» **Your instructions**
Omit all images. Transcribe the rest of the material below exactly.

» **Provided material**
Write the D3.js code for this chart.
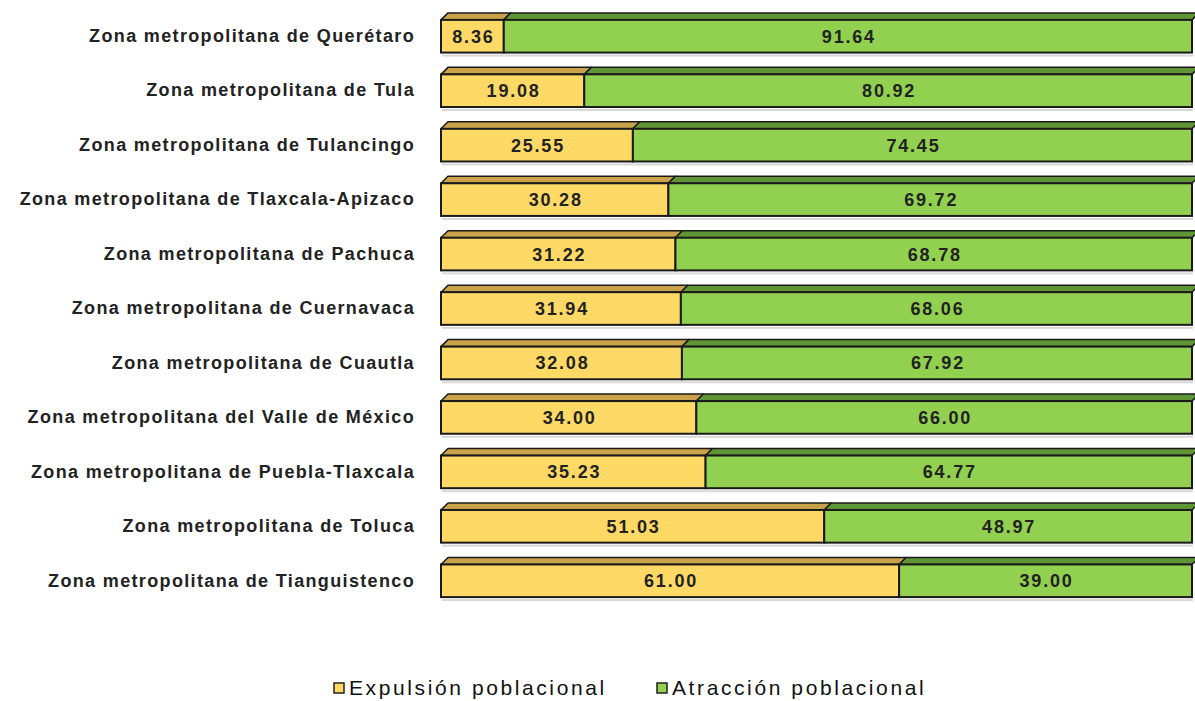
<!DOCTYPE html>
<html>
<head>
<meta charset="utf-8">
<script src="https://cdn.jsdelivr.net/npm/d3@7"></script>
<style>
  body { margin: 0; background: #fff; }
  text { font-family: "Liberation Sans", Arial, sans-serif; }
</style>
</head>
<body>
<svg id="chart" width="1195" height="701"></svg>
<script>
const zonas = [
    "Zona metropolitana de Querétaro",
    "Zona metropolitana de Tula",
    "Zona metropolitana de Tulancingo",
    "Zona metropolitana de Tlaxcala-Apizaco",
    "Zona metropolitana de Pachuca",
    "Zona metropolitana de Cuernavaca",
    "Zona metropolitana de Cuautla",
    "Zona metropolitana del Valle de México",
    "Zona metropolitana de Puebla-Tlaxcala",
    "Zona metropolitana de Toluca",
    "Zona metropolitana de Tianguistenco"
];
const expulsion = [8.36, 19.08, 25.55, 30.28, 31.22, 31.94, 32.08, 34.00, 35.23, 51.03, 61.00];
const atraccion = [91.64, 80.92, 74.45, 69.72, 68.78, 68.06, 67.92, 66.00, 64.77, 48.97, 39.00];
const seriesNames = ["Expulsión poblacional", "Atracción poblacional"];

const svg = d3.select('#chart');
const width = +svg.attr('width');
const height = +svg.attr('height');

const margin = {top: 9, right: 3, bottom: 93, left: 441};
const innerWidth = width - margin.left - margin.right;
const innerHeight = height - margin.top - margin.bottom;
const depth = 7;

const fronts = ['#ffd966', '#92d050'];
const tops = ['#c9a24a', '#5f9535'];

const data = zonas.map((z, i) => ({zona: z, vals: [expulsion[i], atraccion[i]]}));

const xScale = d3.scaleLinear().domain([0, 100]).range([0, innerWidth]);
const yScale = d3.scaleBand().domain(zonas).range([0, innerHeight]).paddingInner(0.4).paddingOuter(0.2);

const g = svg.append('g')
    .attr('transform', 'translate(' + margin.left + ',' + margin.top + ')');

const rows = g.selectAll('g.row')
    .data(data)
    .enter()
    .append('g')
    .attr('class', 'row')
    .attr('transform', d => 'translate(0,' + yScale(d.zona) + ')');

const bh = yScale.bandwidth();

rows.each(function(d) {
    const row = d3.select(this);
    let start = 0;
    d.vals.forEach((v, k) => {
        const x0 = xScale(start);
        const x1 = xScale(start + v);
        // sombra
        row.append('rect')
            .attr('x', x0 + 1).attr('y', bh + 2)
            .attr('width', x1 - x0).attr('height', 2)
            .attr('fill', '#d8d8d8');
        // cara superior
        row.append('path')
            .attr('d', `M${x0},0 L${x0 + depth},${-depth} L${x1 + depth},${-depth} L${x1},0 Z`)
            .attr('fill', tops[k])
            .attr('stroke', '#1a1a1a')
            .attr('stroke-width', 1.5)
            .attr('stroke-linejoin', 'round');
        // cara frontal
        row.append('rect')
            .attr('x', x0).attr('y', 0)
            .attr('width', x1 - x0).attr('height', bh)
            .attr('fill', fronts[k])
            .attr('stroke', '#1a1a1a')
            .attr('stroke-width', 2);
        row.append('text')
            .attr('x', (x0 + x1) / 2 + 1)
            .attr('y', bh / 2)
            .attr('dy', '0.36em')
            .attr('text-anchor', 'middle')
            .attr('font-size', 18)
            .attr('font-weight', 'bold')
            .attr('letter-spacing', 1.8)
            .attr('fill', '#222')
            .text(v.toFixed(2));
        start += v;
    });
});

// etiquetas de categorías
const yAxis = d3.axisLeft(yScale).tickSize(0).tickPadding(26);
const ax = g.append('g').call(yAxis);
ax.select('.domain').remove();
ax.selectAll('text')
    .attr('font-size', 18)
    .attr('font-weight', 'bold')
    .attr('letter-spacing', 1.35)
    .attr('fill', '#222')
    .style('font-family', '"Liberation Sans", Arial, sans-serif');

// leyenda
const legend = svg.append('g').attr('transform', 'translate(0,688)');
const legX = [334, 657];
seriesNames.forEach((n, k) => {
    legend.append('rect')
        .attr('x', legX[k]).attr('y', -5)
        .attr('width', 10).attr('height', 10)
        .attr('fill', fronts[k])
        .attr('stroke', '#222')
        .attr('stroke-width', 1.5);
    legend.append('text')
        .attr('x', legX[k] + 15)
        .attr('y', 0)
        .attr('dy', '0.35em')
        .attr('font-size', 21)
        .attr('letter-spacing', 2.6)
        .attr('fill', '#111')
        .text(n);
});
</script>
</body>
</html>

» **Response**
Write the D3.js code for this chart.
<!DOCTYPE html>
<html>
<head>
<meta charset="utf-8">
<script src="https://cdn.jsdelivr.net/npm/d3@7"></script>
<style>
  body { margin: 0; background: #fff; }
  text { font-family: "Liberation Sans", Arial, sans-serif; }
</style>
</head>
<body>
<svg id="chart" width="1195" height="701"></svg>
<script>
const zonas = [
    "Zona metropolitana de Querétaro",
    "Zona metropolitana de Tula",
    "Zona metropolitana de Tulancingo",
    "Zona metropolitana de Tlaxcala-Apizaco",
    "Zona metropolitana de Pachuca",
    "Zona metropolitana de Cuernavaca",
    "Zona metropolitana de Cuautla",
    "Zona metropolitana del Valle de México",
    "Zona metropolitana de Puebla-Tlaxcala",
    "Zona metropolitana de Toluca",
    "Zona metropolitana de Tianguistenco"
];
const expulsion = [8.36, 19.08, 25.55, 30.28, 31.22, 31.94, 32.08, 34.00, 35.23, 51.03, 61.00];
const atraccion = [91.64, 80.92, 74.45, 69.72, 68.78, 68.06, 67.92, 66.00, 64.77, 48.97, 39.00];
const seriesNames = ["Expulsión poblacional", "Atracción poblacional"];

const svg = d3.select('#chart');
const width = +svg.attr('width');
const height = +svg.attr('height');

const margin = {top: 9, right: 3, bottom: 93, left: 441};
const innerWidth = width - margin.left - margin.right;
const innerHeight = height - margin.top - margin.bottom;
const depth = 7;

const fronts = ['#ffd966', '#92d050'];
const tops = ['#c9a24a', '#5f9535'];

const data = zonas.map((z, i) => ({zona: z, vals: [expulsion[i], atraccion[i]]}));

const xScale = d3.scaleLinear().domain([0, 100]).range([0, innerWidth]);
const yScale = d3.scaleBand().domain(zonas).range([0, innerHeight]).paddingInner(0.4).paddingOuter(0.2);

const g = svg.append('g')
    .attr('transform', 'translate(' + margin.left + ',' + margin.top + ')');

const rows = g.selectAll('g.row')
    .data(data)
    .enter()
    .append('g')
    .attr('class', 'row')
    .attr('transform', d => 'translate(0,' + yScale(d.zona) + ')');

const bh = yScale.bandwidth();

rows.each(function(d) {
    const row = d3.select(this);
    let start = 0;
    d.vals.forEach((v, k) => {
        const x0 = xScale(start);
        const x1 = xScale(start + v);
        // sombra
        row.append('rect')
            .attr('x', x0 + 1).attr('y', bh + 2)
            .attr('width', x1 - x0).attr('height', 2)
            .attr('fill', '#d8d8d8');
        // cara superior
        row.append('path')
            .attr('d', `M${x0},0 L${x0 + depth},${-depth} L${x1 + depth},${-depth} L${x1},0 Z`)
            .attr('fill', tops[k])
            .attr('stroke', '#1a1a1a')
            .attr('stroke-width', 1.5)
            .attr('stroke-linejoin', 'round');
        // cara frontal
        row.append('rect')
            .attr('x', x0).attr('y', 0)
            .attr('width', x1 - x0).attr('height', bh)
            .attr('fill', fronts[k])
            .attr('stroke', '#1a1a1a')
            .attr('stroke-width', 2);
        row.append('text')
            .attr('x', (x0 + x1) / 2 + 1)
            .attr('y', bh / 2)
            .attr('dy', '0.36em')
            .attr('text-anchor', 'middle')
            .attr('font-size', 18)
            .attr('font-weight', 'bold')
            .attr('letter-spacing', 1.8)
            .attr('fill', '#222')
            .text(v.toFixed(2));
        start += v;
    });
});

// etiquetas de categorías
const yAxis = d3.axisLeft(yScale).tickSize(0).tickPadding(26);
const ax = g.append('g').call(yAxis);
ax.select('.domain').remove();
ax.selectAll('text')
    .attr('font-size', 18)
    .attr('font-weight', 'bold')
    .attr('letter-spacing', 1.35)
    .attr('fill', '#222')
    .style('font-family', '"Liberation Sans", Arial, sans-serif');

// leyenda
const legend = svg.append('g').attr('transform', 'translate(0,688)');
const legX = [334, 657];
seriesNames.forEach((n, k) => {
    legend.append('rect')
        .attr('x', legX[k]).attr('y', -5)
        .attr('width', 10).attr('height', 10)
        .attr('fill', fronts[k])
        .attr('stroke', '#222')
        .attr('stroke-width', 1.5);
    legend.append('text')
        .attr('x', legX[k] + 15)
        .attr('y', 0)
        .attr('dy', '0.35em')
        .attr('font-size', 21)
        .attr('letter-spacing', 2.6)
        .attr('fill', '#111')
        .text(n);
});
</script>
</body>
</html>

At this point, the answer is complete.